It's been non-stop since I arrived back in Watamu on Friday but now on my fourth visit I expected, nor wanted, anything less. I am having such a good time working with Sue and the Happy House family and giving my help wherever it is needed.
I'm a welcome extra pair of hands for the mums when all the babies wake up and want attention at the same time. They are adorable and all doing so well, baby Harry - abandoned at the side of the road at birth, weighing less than a bag of sugar, is now a flourishing three month old. He's still tiny, about normal birth weight for a UK infant, but he's got a hearty appetite, a strong grip, and healthy lungs!
Charity, another who was close to death when she arrived at the Happy House, is crawling and almost standing on her own. She's a real character.
I was with Billy when he gave the children their gifts sponsors had sent with me.
He calls them in one at a time and explains to them who the gift is from and if there is a card of letter he reads it to them. The children are really interested in the those people who, in a far of land, have become their friends. It's very touching to see how much a small gift or a photograph and letter can mean.
And one small gift is ideal, they can be overwhelmed by more, but they do share willingly and those who have not received anything do not go without.
It's heart warming to see how the children all help each other. They have there squabbles of course, but most of the time they all join in and play together. the little ones learning from the older ones.

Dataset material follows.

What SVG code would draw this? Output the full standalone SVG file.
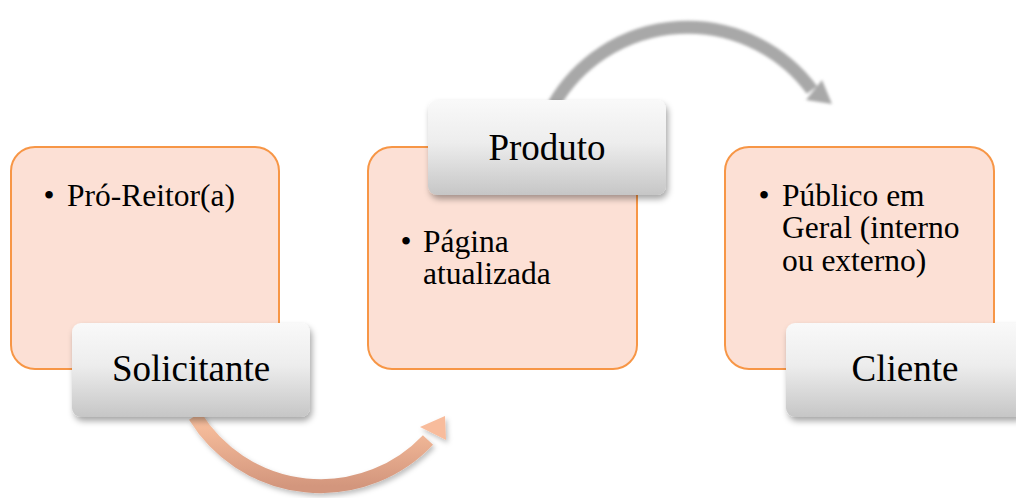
<svg xmlns="http://www.w3.org/2000/svg" width="1016" height="498" viewBox="0 0 1016 498">
  <defs>
    <style>
      .box { fill: #FCE0D5; stroke: #F79646; stroke-width: 2; }
      .tag { fill: url(#tagFill); filter: url(#tagShadow); }
      .tagText { font-family: "Liberation Serif", "Times New Roman", serif; font-size: 37px; fill: #000; text-anchor: middle; }
      .item { font-family: "Liberation Serif", "Times New Roman", serif; font-size: 31.5px; fill: #000; }
      .dot { font-family: "Liberation Serif", "Times New Roman", serif; font-size: 31.5px; fill: #000; text-anchor: middle; }
    </style>
    <linearGradient id="tagFill" x1="0" y1="0" x2="0" y2="1">
      <stop offset="0" stop-color="#F9F9F9"/>
      <stop offset="0.45" stop-color="#EDEDED"/>
      <stop offset="1" stop-color="#C6C6C6"/>
    </linearGradient>
    <linearGradient id="peachArc" x1="0" y1="0" x2="0" y2="1">
      <stop offset="0" stop-color="#FBC2A0"/>
      <stop offset="1" stop-color="#D3967D"/>
    </linearGradient>
    <filter id="tagShadow" x="-10%" y="-20%" width="125%" height="150%">
      <feDropShadow dx="2" dy="4" stdDeviation="3" flood-color="#000" flood-opacity="0.35"/>
    </filter>
    <filter id="arcShadow" x="-10%" y="-20%" width="125%" height="150%">
      <feDropShadow dx="2" dy="3" stdDeviation="2.5" flood-color="#000" flood-opacity="0.25"/>
    </filter>
    <filter id="soft" x="-10%" y="-20%" width="125%" height="150%">
      <feGaussianBlur stdDeviation="1.6"/>
    </filter>
  </defs>

  <!-- curved connectors -->
  <g id="connectors">
    <g id="arc-solicitante-produto" filter="url(#arcShadow)">
      <path d="M 195 416 A 147.7 147.7 0 0 0 428 440" fill="none" stroke="url(#peachArc)" stroke-width="14"/>
      <polygon points="420,427 445,416 446,440" fill="#F8BC9C"/>
    </g>
    <g id="arc-produto-cliente" filter="url(#soft)">
      <path d="M 554 104 A 154.7 154.7 0 0 1 812 90" fill="none" stroke="#A8A8A8" stroke-width="13"/>
      <polygon points="822,80 832,104 806,100" fill="#A8A8A8"/>
    </g>
  </g>

  <!-- Solicitante -->
  <g id="node-solicitante">
    <rect class="box" x="11" y="147" width="268" height="222" rx="24"/>
    <text class="dot" x="49" y="206">•</text>
    <text class="item" x="67" y="206">Pró-Reitor(a)</text>
    <rect class="tag" x="72" y="323" width="238" height="94" rx="9"/>
    <text class="tagText" x="191" y="381">Solicitante</text>
  </g>

  <!-- Produto -->
  <g id="node-produto">
    <rect class="box" x="368" y="147" width="269" height="222" rx="24"/>
    <text class="dot" x="406" y="252">•</text>
    <text class="item" x="423" y="252">Página</text>
    <text class="item" x="423" y="284">atualizada</text>
    <rect class="tag" x="428" y="100" width="238" height="95" rx="9"/>
    <text class="tagText" x="547" y="160">Produto</text>
  </g>

  <!-- Cliente -->
  <g id="node-cliente">
    <rect class="box" x="725" y="147" width="269" height="222" rx="24"/>
    <text class="dot" x="764" y="206">•</text>
    <text class="item" x="782" y="206">Público em</text>
    <text class="item" x="782" y="238">Geral (interno</text>
    <text class="item" x="782" y="271">ou externo)</text>
    <rect class="tag" x="786" y="323" width="238" height="94" rx="9"/>
    <text class="tagText" x="905" y="381">Cliente</text>
  </g>
</svg>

Visitors are amazed to see how they come in from school, greet everyone there, and then sit down and get their homework done - with Billy there to give help and encouragement when needed- before changing and playing out, until it's time for tea. Even little Mwende and Pendo who are in the baby class get colouring homework, but they follow the routine like everyone else. They are as thick as thieves and are like sisters in all but blood.
The Happy House is doing all that Sue promised it would. Getting it this far has been like a mountain to climb, and there have been so many setbacks and much heartache, but Sue, with Dave by her side, has done it. It is my privilege to be helping.